Thursday, December 31, 2015

Realtors forge Rs 7,567 cr equity deals with foreign funds in 2015

Four large property developers have seen equity investments/commitments of Rs 7,567 crore by foreign funds in the current calendar year, about three times the amount raised by in CY 2014.

Last year, two developers raised Rs 2,500 crore, including a fund floated by Peninsula Land and Brookfield to provide debt to other developers, said a report released by Kotak Securities on December 28.

The 2015 equity investments/commitments include the Rs 2,700 crore Piramal Realty, part of Ajay Piramal group, got from Warbug Pincus and Goldman Sachs at the entity level; Rs 1,250 crore raised by Shapoorji Pallonji from ADB, IFC and Standard Chartered; Rs 1992 crore raised by DLF from Singapore's GIC in two of projects and Rs 1625 joint venture between Warbug Pincus and Embassy Developers for warehousing projects.

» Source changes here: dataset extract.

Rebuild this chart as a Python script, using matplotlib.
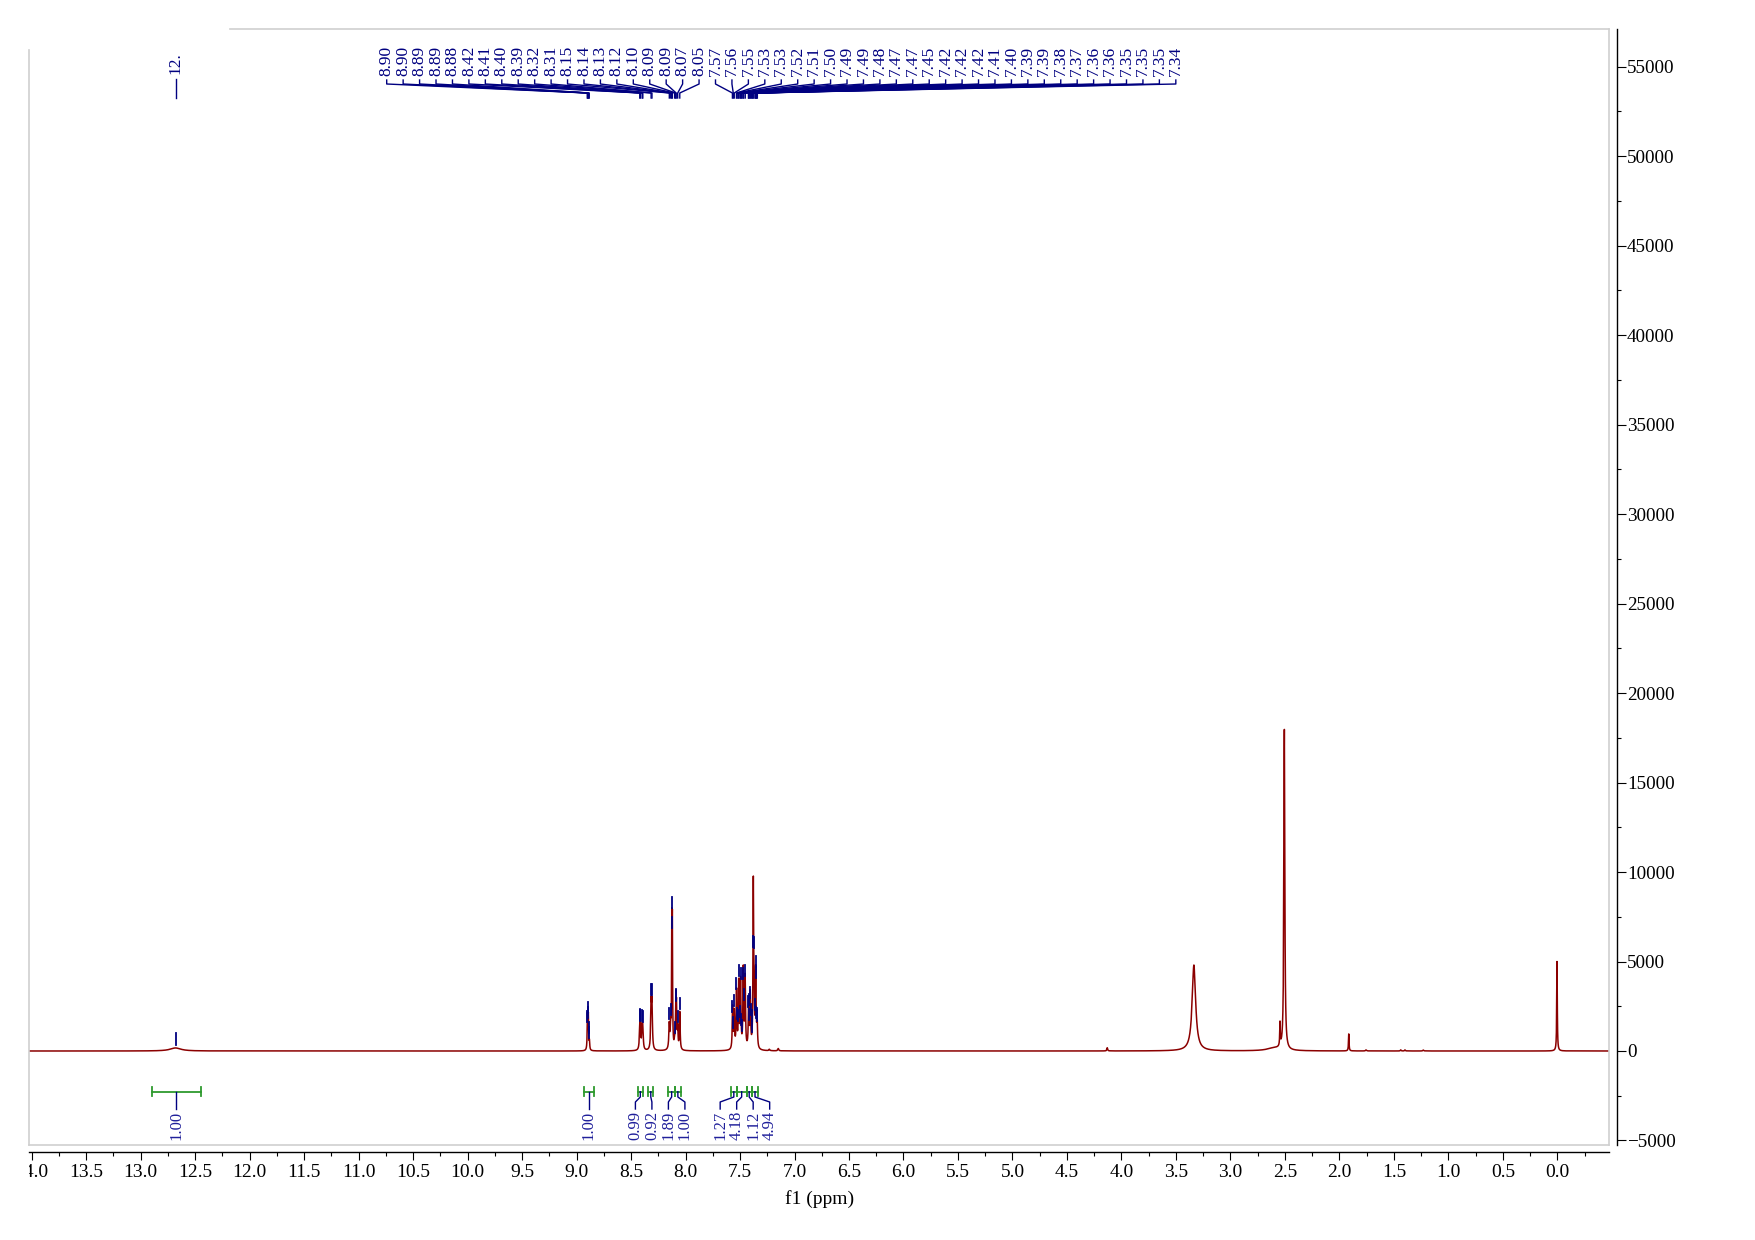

In comparison, the year 2013 saw equity deals of Rs 3,550 crore which was mostly platform or joint ventures between developers and global investors, the report said. In 2013, Godrej Properties, Mahindra Lifespaces, Brigade did platform deals with dutch fundhouse APG, Standard Chartered and Singapore's sovereign fund GIC respectively.

Besides, the year 2015 saw total PE investments of Rs 18,300 crore in real estate in the first nine months, the highest ever since 2008, according to consultancy firm Cushman & Wakefield.

Amit Bhagat, CEO & managing director of property fund manager ASK Property Investment Advisors termed the FDI commitments in 2015 as a "welcome relief".

"The actual invested amounts are lower since these are commitments but eventually investments will follow. The sector has been receiving only debt in last few seven years whereas need of the hour is equity," Bhagat said..

"The commitments are at platform level and enterprise level to begin with but it reflects the shape of things to follow. Excess of debt money has led to deterioration in quality of real estate paper and hence foreign investors with deep pockets and longer duration money have started looking at equity investments," he added.

The Kotak report said larger developers are getting equity investments. While bigger ones are signing equity JVs with global investors, smaller companies are doing JVs with larger ones.

Nearly 60 per cent of the tie-ups have happened in FY2016 alone, compared to those between FY2004- 15, the report said.

"More and more land owners / corporates are now tying up with / selling their land parcels to larger (and branded) developers. In fact, small developers and large ones in distress have offered more partnerships to branded developers in the recent past, than in before," Sarda said in the report.